People walk past a logo of China's e-commerce giant Alibaba in Hangzhou, capital of east China's Zhejiang province.(Photo: Xinhua)
The sorting hat that can read young sorcerers' minds on their first school day may not simply be something imagined by J. K. Rowling in her "Harry Potter" series.
It will probably come true someday, when "Muggles" are shopping with Taobao Neurabuy.
Recently, Alibaba, China's online-transaction magnate and NeuraMatrix, a tech-based firm established at the incubator center of the country's prestigious Tsinghua University, announced a jaw-dropping project to link human brains directly with computers at the fifth Taobao Maker Festival, which lasted from Aug. 10 to 14.

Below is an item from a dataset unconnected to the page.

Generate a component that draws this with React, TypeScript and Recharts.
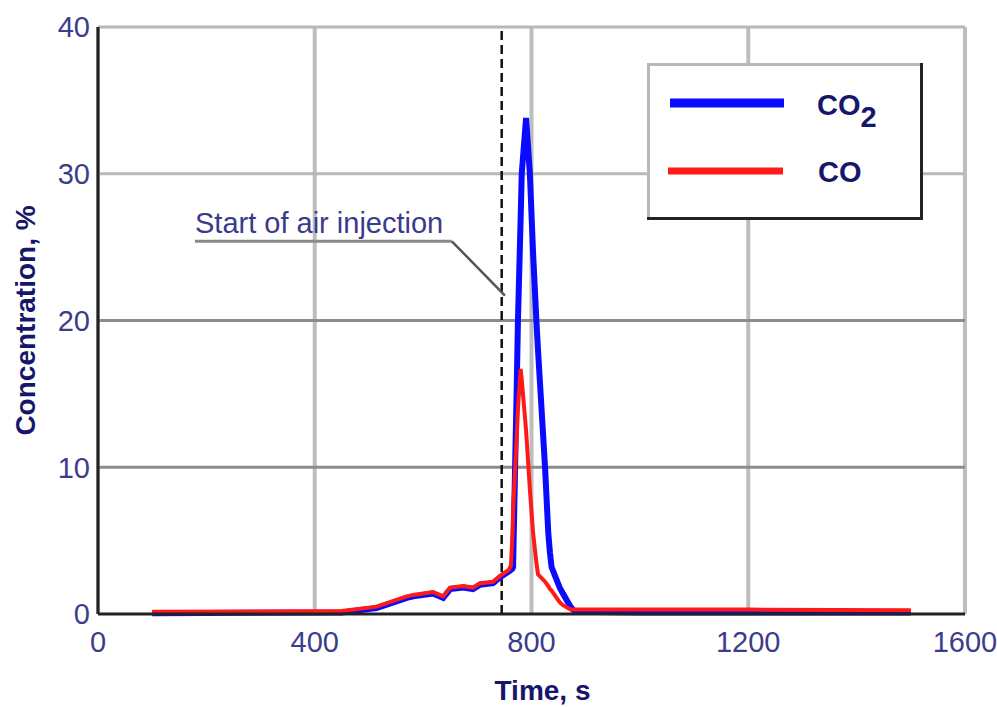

Following Elon Musk's Neuralink - which is primarily used to help deal with cerebral or spinal cord injuries through direct interconnection between brain and computers, Taobao Neurabuy is projected to facilitate shopping by reading signals or pulses inside the brain with an implanted chip.
The interaction can be activated when the sensor chip interprets the brain waves and transmits them to servers where the graphic information of goods is calibrated before being sent back to the brain. Therefore, the customers are able to confirm their shopping lists by thinking yes or no from the closed circuit.
Alibaba submitted the technology's application for patent on July 30. However, more details on the feasibility of the technology still await testing.